KONA TOWN

KONA TOWN
photo by EfrankE

Thursday, January 7, 2010

They Grow up So Quickly...


While deeply absorbed at my desk earlier today I was roused abruptly by a series of thunderous, wall-shaking, floor-crashing noises. Once I had managed to fix my eyes open, and realizing that I was actually in my home office atelier and not alone at night in the middle of a limitless field with bombs bursting around me, I rushed down the stairs to see if the bookcases had fallen over or my grandson had pulled the family computer off the desk.

“What happened?!,” I called out into the living room.

“Centipede,” one of my daughters casually responded. [Note to Midwest friends, centipedes have mandibles, which can inject painful, tissue-necrotizing venom into the unwary foot. The pain can last for hours. They occasionally show up in the house. Their bite is something you want to avoid.]

Centipede?, I reflected, and you didn’t yell for me to take it out with my shears or a hammer or a long kitchen knife? Turned out, she had repeatedly beaten the threatening creature with a hard-soled shoe until dead. She’s wiry, but strong, and probably missed a few times before finishing it off; hence, the noise.

I stood there for a moment, slack-jawed and speechless. Before, the girls had always called on me to handle centipede disabling and disposal duties. What just happened?, I pondered. Then, it struck me: My little girl had grown up!

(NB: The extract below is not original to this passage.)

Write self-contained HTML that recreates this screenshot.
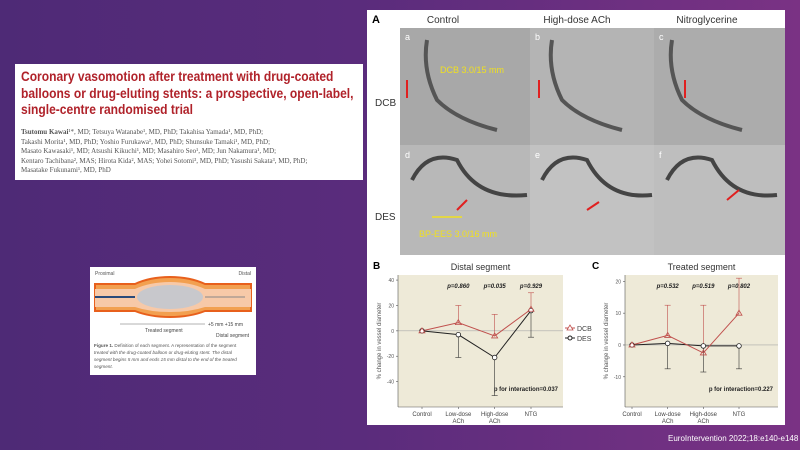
<!DOCTYPE html>
<html><head><meta charset="utf-8"><style>
body{margin:0;width:800px;height:450px;overflow:hidden;font-family:"Liberation Sans",sans-serif;}
#bg{position:absolute;left:0;top:0;width:800px;height:450px;background:linear-gradient(90deg,#4e2a76 0%,#5a2c7c 45%,#7a3284 100%);}
.abs{position:absolute;}
.tl{white-space:nowrap;transform:scaleX(0.86);transform-origin:left;}
</style></head><body>
<div id="bg"></div>

<div class="abs" style="left:15px;top:64px;width:348px;height:116px;background:#fff;">
 <div style="position:absolute;left:6px;top:4px;width:340px;color:#b0222a;font-weight:bold;font-size:14px;line-height:16.5px;">
  <div class="tl">Coronary vasomotion after treatment with drug-coated</div>
  <div class="tl">balloons or drug-eluting stents: a prospective, open-label,</div>
  <div class="tl">single-centre randomised trial</div>
 </div>
 <div style="position:absolute;left:6px;top:64px;width:345px;color:#555;font-family:'Liberation Serif',serif;font-size:7px;line-height:9.6px;white-space:nowrap;"><b>Tsutomu Kawai</b>¹*, MD; Tetsuya Watanabe¹, MD, PhD; Takahisa Yamada¹, MD, PhD;<br>Takashi Morita¹, MD, PhD; Yoshio Furukawa¹, MD, PhD; Shunsuke Tamaki¹, MD, PhD;<br>Masato Kawasaki¹, MD; Atsushi Kikuchi¹, MD; Masahiro Seo¹, MD; Jun Nakamura¹, MD;<br>Kentaro Tachibana², MAS; Hirota Kida², MAS; Yohei Sotomi³, MD, PhD; Yasushi Sakata³, MD, PhD;<br>Masatake Fukunami¹, MD, PhD</div>
</div>

<div class="abs" style="left:90px;top:267px;width:166px;height:108px;background:#fff;">
 <svg width="166" height="108" style="position:absolute;left:0;top:0">
  <text x="5" y="8" font-size="5" fill="#555">Proximal</text><text x="161" y="8" font-size="5" fill="#555" text-anchor="end">Distal</text>
  <path d="M5,17 L45,17 Q60,10 80,10 Q100,10 115,17 L161,17 L161,44 L115,44 Q100,50 80,50 Q60,50 45,44 L5,44Z" fill="#f2a050" stroke="#e8601c" stroke-width="2"/>
  <path d="M5,22 L45,22 Q60,15 80,15 Q100,15 115,22 L161,22 L161,40 L115,40 Q100,45 80,45 Q60,45 45,40 L5,40Z" fill="#f7c9a8"/>
  <ellipse cx="80" cy="30" rx="33" ry="12" fill="#c8c8cc"/>
  <line x1="5" y1="30" x2="45" y2="30" stroke="#2a4a7a" stroke-width="2"/>
  <line x1="115" y1="30" x2="155" y2="30" stroke="#888" stroke-width="1"/>
  <line x1="30" y1="57" x2="115" y2="57" stroke="#666" stroke-width=".5"/>
  <text x="55" y="65" font-size="5" fill="#444">Treated segment</text>
  <text x="118" y="59" font-size="5" fill="#444">+5 mm  +15 mm</text>
  <text x="126" y="70" font-size="5" fill="#444">Distal segment</text>
  <text x="4" y="80" font-size="4.6" fill="#555"><tspan font-weight="bold">Figure 1.</tspan> Definition of each segment. A representation of the segment</text>
  <text x="4" y="87" font-size="4.6" fill="#555" font-style="italic">treated with the drug-coated balloon or drug-eluting stent. The distal</text>
  <text x="4" y="94" font-size="4.6" fill="#555" font-style="italic">segment begins 5 mm and ends 15 mm distal to the end of the treated</text>
  <text x="4" y="101" font-size="4.6" fill="#555" font-style="italic">segment.</text>
 </svg>
</div>

<div class="abs" style="left:367px;top:10px;width:418px;height:415px;background:#fff;">
 <svg width="418" height="250" style="position:absolute;left:0;top:0">
  <text x="5" y="13" font-size="11" font-weight="bold">A</text>
  <text x="76" y="13" font-size="10" fill="#333" text-anchor="middle">Control</text>
  <text x="210" y="13" font-size="10" fill="#333" text-anchor="middle">High-dose ACh</text>
  <text x="340" y="13" font-size="10" fill="#333" text-anchor="middle">Nitroglycerine</text>
  <text x="8" y="96" font-size="10" fill="#333">DCB</text>
  <text x="8" y="210" font-size="10" fill="#333">DES</text>
  <rect x="33" y="18" width="130" height="117" fill="#a8a8a8"/>
  <rect x="163" y="18" width="124" height="117" fill="#b4b4b4"/>
  <rect x="287" y="18" width="131" height="117" fill="#acacac"/>
  <rect x="33" y="135" width="130" height="110" fill="#b8b8b8"/>
  <rect x="163" y="135" width="124" height="110" fill="#c2c2c2"/>
  <rect x="287" y="135" width="131" height="110" fill="#bebebe"/>
  <path d="M60,30 Q55,60 70,90 Q90,110 130,120" stroke="#555" stroke-width="4" fill="none"/>
  <path d="M185,30 Q180,60 195,90 Q215,110 255,120" stroke="#555" stroke-width="4" fill="none"/>
  <path d="M305,30 Q300,60 315,90 Q335,110 375,120" stroke="#555" stroke-width="4" fill="none"/>
  <path d="M45,170 Q60,140 90,150 Q110,190 160,185" stroke="#444" stroke-width="4" fill="none"/>
  <path d="M175,170 Q190,140 220,150 Q240,190 285,185" stroke="#444" stroke-width="4" fill="none"/>
  <path d="M300,170 Q315,140 345,150 Q365,190 410,185" stroke="#444" stroke-width="4" fill="none"/>
  <text x="38" y="30" font-size="9" fill="#fff">a</text><text x="168" y="30" font-size="9" fill="#fff">b</text><text x="292" y="30" font-size="9" fill="#fff">c</text>
  <text x="38" y="148" font-size="9" fill="#fff">d</text><text x="168" y="148" font-size="9" fill="#fff">e</text><text x="292" y="148" font-size="9" fill="#fff">f</text>
  <text x="73" y="63" font-size="9" fill="#f0e020">DCB 3.0/15 mm</text>
  <text x="52" y="227" font-size="9" fill="#f0e020">BP-EES 3.0/16 mm</text>
  <line x1="65" y1="207" x2="95" y2="207" stroke="#f0e020" stroke-width="1.5"/>
  <line x1="40" y1="70" x2="40" y2="88" stroke="#e02020" stroke-width="2"/>
  <line x1="172" y1="70" x2="172" y2="88" stroke="#e02020" stroke-width="2"/>
  <line x1="318" y1="70" x2="318" y2="88" stroke="#e02020" stroke-width="2"/>
  <line x1="90" y1="200" x2="100" y2="190" stroke="#e02020" stroke-width="2"/>
  <line x1="220" y1="200" x2="232" y2="192" stroke="#e02020" stroke-width="2"/>
  <line x1="360" y1="190" x2="372" y2="180" stroke="#e02020" stroke-width="2"/>
 </svg>
 <svg id="charts" width="418" height="165" style="position:absolute;left:0;top:250px"></svg>
</div>
<div class="abs" style="left:668px;top:434px;color:#fff;font-size:8px;white-space:nowrap;">EuroIntervention 2022;18:e140-e148</div>

<script>
const categories=["Control","Low-dose|ACh","High-dose|ACh","NTG"];
const bDCB=[0,6.5,-4,17];
const bDCBup=[0,20,13,30];
const bDES=[0,-3,-21,16];
const bDESlo=[0,-21,-51,-5];
const bTicks=[40,20,0,-20,-40];
const bP=["p=0.860","p=0.035","p=0.929"];
const cDCB=[0,3,-2.5,10];
const cDCBup=[0,12.5,12.5,21];
const cDES=[0,0.5,-0.3,-0.3];
const cDESlo=[0,-7.5,-8.5,-7.5];
const cTicks=[20,10,0,-10];
const cP=["p=0.532","p=0.519","p=0.802"];

const svg=document.getElementById('charts');
const NS="http://www.w3.org/2000/svg";
function el(t,a,txt){const e=document.createElementNS(NS,t);for(const k in a)e.setAttribute(k,a[k]);if(txt!==undefined)e.textContent=txt;svg.appendChild(e);return e;}
function chart(o){
 const {x0,x1,y0,y1,xs,vmin,vmax}=o;
 const ys=v=>y1-(v-vmin)/(vmax-vmin)*(y1-y0);
 const xp=i=>xs[0]+i*(xs[1]-xs[0])/3;
 let r=el('rect',{x:x0,y:y0,width:x1-x0,height:y1-y0,fill:'#eeead8'});
 
 el('text',{x:o.lx,y:y0-6,'font-size':10,'font-weight':'bold'},o.letter);
 el('text',{x:(x0+x1)/2,y:y0-5,'font-size':9,'text-anchor':'middle',fill:'#333'},o.title);
 el('line',{x1:x0,y1:ys(0),x2:x1,y2:ys(0),stroke:'#aaa','stroke-width':.6});
 el('line',{x1:x0,y1:y0,x2:x0,y2:y1,stroke:'#555','stroke-width':.6});
 el('line',{x1:x0,y1:y1,x2:x1,y2:y1,stroke:'#555','stroke-width':.6});
 o.ticks.forEach(t=>{el('line',{x1:x0-2,y1:ys(t),x2:x0,y2:ys(t),stroke:'#555','stroke-width':.6});
  el('text',{x:x0-4,y:ys(t)+2,'font-size':5,'text-anchor':'end',fill:'#555'},t);});
 const ty=(y0+y1)/2;
 el('text',{x:x0-17,y:ty,'font-size':6,'text-anchor':'middle',fill:'#555',transform:`rotate(-90 ${x0-17} ${ty})`},'% change in vessel diameter');
 categories.forEach((c,i)=>{const p=c.split('|');p.forEach((s,j)=>el('text',{x:xp(i),y:y1+9+j*7,'font-size':6,'text-anchor':'middle',fill:'#444'},s));
  el('line',{x1:xp(i),y1:y1,x2:xp(i),y2:y1+2,stroke:'#555','stroke-width':.6});});
 o.p.forEach((s,i)=>el('text',{x:xp(i+1),y:y0+13,'font-size':6,'font-weight':'bold','font-style':'italic','text-anchor':'middle',fill:'#222'},s));
 el('text',{x:x1-5,y:o.piy,'font-size':6,'font-weight':'bold','text-anchor':'end',fill:'#222'},o.pint);
 o.dcb.forEach((v,i)=>{if(i==0)return;const x=xp(i);el('line',{x1:x,y1:ys(v),x2:x,y2:ys(o.up[i]),stroke:'#c0504d','stroke-width':.6});el('line',{x1:x-3,y1:ys(o.up[i]),x2:x+3,y2:ys(o.up[i]),stroke:'#c0504d','stroke-width':.6});});
 o.des.forEach((v,i)=>{if(i==0)return;const x=xp(i);el('line',{x1:x,y1:ys(v),x2:x,y2:ys(o.lo[i]),stroke:'#333','stroke-width':.6});el('line',{x1:x-3,y1:ys(o.lo[i]),x2:x+3,y2:ys(o.lo[i]),stroke:'#333','stroke-width':.6});});
 let l=el('polyline',{points:o.des.map((v,i)=>xp(i)+','+ys(v)).join(' '),fill:'none',stroke:'#222','stroke-width':1});
 
 l=el('polyline',{points:o.dcb.map((v,i)=>xp(i)+','+ys(v)).join(' '),fill:'none',stroke:'#c0504d','stroke-width':1});
 
 o.des.forEach((v,i)=>{const c=el('circle',{cx:xp(i),cy:ys(v),r:2.3,fill:'#fff',stroke:'#222','stroke-width':.8});});
 o.dcb.forEach((v,i)=>{const x=xp(i),y=ys(v);const t=el('polygon',{points:`${x},${y-3} ${x-3},${y+2} ${x+3},${y+2}`,fill:'none',stroke:'#c0504d','stroke-width':.8});});
}
chart({name:'distal',letter:'B',lx:6,title:'Distal segment',x0:31,x1:196,y0:15,y1:147,xs:[55,164],vmin:-60,vmax:44,ticks:bTicks,p:bP,dcb:bDCB,up:bDCBup,des:bDES,lo:bDESlo,pint:'p for interaction=0.037',piy:131});
chart({name:'treated',letter:'C',lx:225,title:'Treated segment',x0:258,x1:411,y0:15,y1:147,xs:[265,372],vmin:-19.5,vmax:22,ticks:cTicks,p:cP,dcb:cDCB,up:cDCBup,des:cDES,lo:cDESlo,pint:'p for interaction=0.227',piy:131});
const lg=el('g',{});
el('line',{x1:198,y1:68,x2:208,y2:68,stroke:'#c0504d'});el('polygon',{points:'203,65 200,70 206,70',fill:'#fff',stroke:'#c0504d','stroke-width':.8});
el('text',{x:210,y:71,'font-size':7,fill:'#444'},'DCB');
el('line',{x1:198,y1:78,x2:208,y2:78,stroke:'#222'});el('circle',{cx:203,cy:78,r:2,fill:'#fff',stroke:'#222'});
el('text',{x:210,y:81,'font-size':7,fill:'#444'},'DES');
</script>
</body></html>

Okay, admittedly, she’s been married for a couple of years to a good man and has a toddler, yet this was an unmistakable milestone of maturity, a point of passage from which there was no going back. No longer will she call for my heroics in moments of centipede crisis. Now she’ll be the one in cool command during centipede intruder battle. It will be she who will bring about house centipede doom, at least at times when her husband’s at work and I’m deeply immersed at my desk.

You know, you raise them the best you can and try to set a good example for them, and then all you can do is hope they’ll turn out all right. It’s instances like these that you finally get to see the rewards of your efforts.

I’m not ashamed to mention I experienced something I assume was some sort of emotion-related sensation, perhaps even a feeling, in seeing one of my babies pick up a shoe and carry on her heritage with the same focused, killer-attitude toward an invasive pest as I modeled in days of her youth. I’m just glad I was here when it happened.

The torch has been passed to a new generation.